Detecting Fluoride Misinformation on Social Media Using Machine Learning

Objectives: This study aimed to detect fluoride-related misinformation on social media using artificial intelligence (AI)-based models.
Methods: Initially, a single expert collected 49,960 English tweets utilizing the Twitter API within a Python 3 interface, employing the keyword “fluoride” for the period between September 2017 and September 2022. Subsequently, five independent, trained, and calibrated investigators meticulously labeled a subset of 15,000 tweets to categorize them as either fluoride-related misinformation or non-misinformation using thematic content analysis. These human-labeled tweets underwent rigorous data cleaning and preprocessing before serving as the foundation for training various AI models, including a) Support Vector Machine (SVM), b) Logistic Regression, c) Long Short-Term Memory (LSTM), d) Bidirectional LSTM, e) XGBoost, f) Convolutional Neural Networks (CNN), and g) Bidirectional Encoder Representations from Transformers (BERT). The selection of the most proficient models was based on key performance metrics such as accuracy, precision, recall, and F1-score.

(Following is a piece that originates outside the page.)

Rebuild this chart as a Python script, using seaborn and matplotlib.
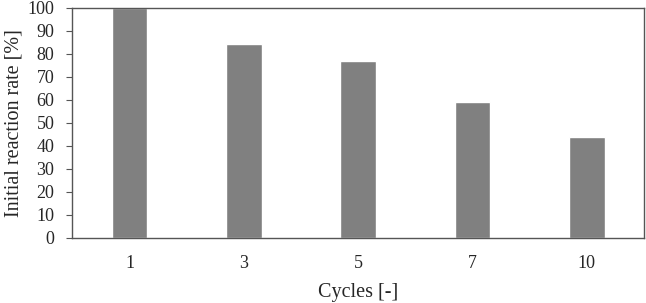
import pandas as pd
import matplotlib
matplotlib.use("Agg")
import matplotlib.pyplot as plt
import seaborn as sns

# Values
cycles = ["1", "3", "5", "7", "10"]
rates = [100, 84, 77, 59, 44]

df = pd.DataFrame({"Cycles": cycles, "Rate": rates})

sns.set_style("white")
plt.rcParams["font.family"] = ["Liberation Serif", "DejaVu Serif"]

fig, ax = plt.subplots(figsize=(6.46, 3.03), dpi=100)
sns.barplot(data=df, x="Cycles", y="Rate", color="#808080", saturation=1,
            width=0.31, ax=ax)

ax.set_ylim(0, 100)
ax.set_yticks(range(0, 101, 10))
ax.set_xlabel("Cycles [-]", fontsize=14.5, labelpad=8)
ax.set_ylabel("Initial reaction rate [%]", fontsize=14.5, labelpad=3)
ax.tick_params(axis="y", labelsize=13, length=4, pad=9, direction="out", left=True, color="#555555")
ax.tick_params(axis="x", labelsize=13, length=0, pad=12)
for s in ax.spines.values():
    s.set_color("#555555")
    s.set_linewidth(1)

fig.subplots_adjust(left=0.112, right=0.997, top=0.975, bottom=0.215)
fig.savefig("out.png", dpi=100)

Results: The accuracy values of the models ranged from 77.00% to 82.00%, with both SVM and BERT demonstrating equally high performances in correctly classifying instances of misinformation. Furthermore, both SVM and BERT exhibited superior precision, recall, and F1-score compared to other AI models. Specifically, SVM demonstrated a higher precision rate (0.83 vs. 0.80), while BERT achieved a superior recall rate (0.81 vs. 0.80). Remarkably, both models attained an equivalent F1-score of 0.82, highlighting their balanced performance in misinformation detection.
Conclusions: Hence, SVM and BERT models demonstrated outstanding performance metrics in detecting fluoride-related misinformation within the domain of social media, outperforming other AI models. These findings have the potential to contribute to the development of a digital ecosystem designed to identify and combat false narratives surrounding fluoride on online platforms, ultimately benefiting public health initiatives. Future research should explore the adaptability and generalizability of AI-based models in detecting a broader spectrum of oral health-related falsehoods across various social media platforms.